To take an example. Suppose two architects are considering where to install windows and doors in a new house. One of them may have one view of where they should be positioned, the other may have a different view. However, both opinions may be sensible and both parties, while having their own view, may still find the views of the other to be reasonable.
This is emphatically not my view as regards people who believe in god. While I respect their right to do so, this does not mean that I think it is a reasonable position to hold. On the contrary, I think it is an absurd view to have, particularly in this day and age when so much progress has been made in terms of human knowledge compared with the time of our primitive ancestors and even compared with the 19th century when lots of eccentric religious sects were part of the furniture. Now, however, we are in the 21st century and there is no intellectual justification, in my view, for clinging on to antiquated superstitions that most educated people have rightly abandoned.
Indeed I go further than this. It is my view that religion is not something anodyne, something neutral, but rather a set of beliefs which is positively harmful.
I have noticed, for example, that missionary creeds like your own latch on to less well-educated people, often immigrants, and provide them with a ready-made community of friends and acquaintances in exchange for a readiness to be brainwashed. Religious people also tend to brainwash their own children.
As is often the case, there is also the question of money. There are a number of religious creeds in which senior figures have acquired substantial wealth as a result of contributions from their congregations. I have no doubt that the acquisition of wealth from gullible believers is a major incentive for those pulling the strings.
There may be special problems, moreover, with Jehovah’s Witnesses, if my information in this regard is correct. Here are three instances:
Some religions, regardless of their beliefs, do at least engage with people in this world and seek to help the poor and the disadvantaged (eg Christian Aid or CAFOD). However, I have been told by a Jehovah’s Witness that the focus of Jehovah’s Witnesses is on the next world, saving souls for the afterlife, etc, rather than on alleviating the plight of those suffering in the actual world in which we happen to be living.
I have also been told that Jehovah’s Witnesses do not vote in elections. In the West the right to vote and hence influence the political framework that directly affects people’s daily life in the here and now has been painstakingly secured over many centuries and at great personal cost. Indeed many of the world’s peoples still lack that right and, as a result, remain subject to tyrannical regimes. To refuse to take part in the political process when one enjoys the right to do so strikes me as worse than perverse.
Then there is the appalling refusal of Jehovah’s Witnesses to accept blood transfusions. To me, this is nothing short of criminal.

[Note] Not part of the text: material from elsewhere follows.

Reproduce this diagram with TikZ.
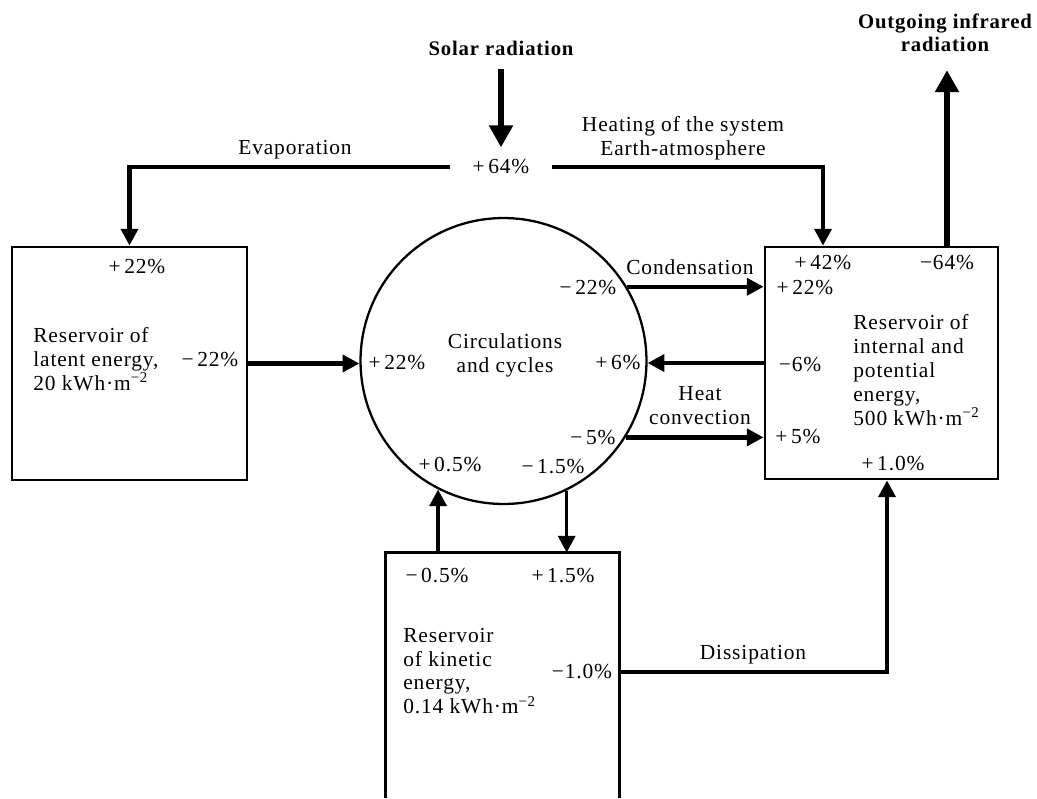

If someone dies as a result of not having a blood transfusion, then I believe that anyone who is responsible for preventing that person from having a blood transfusion should be prosecuted either for murder or for aiding and abetting.
Enough said, I think. I devoted an inordinate amount of time and thought to religion up to the age of 15. I dealt in depth with all conceivable questions ranging from the “proofs” or “evidence” for the existence of god to the origin of the world and our species. I came to the conclusions that I have outlined above. I see no reason to reopen this particular Pandora’s box.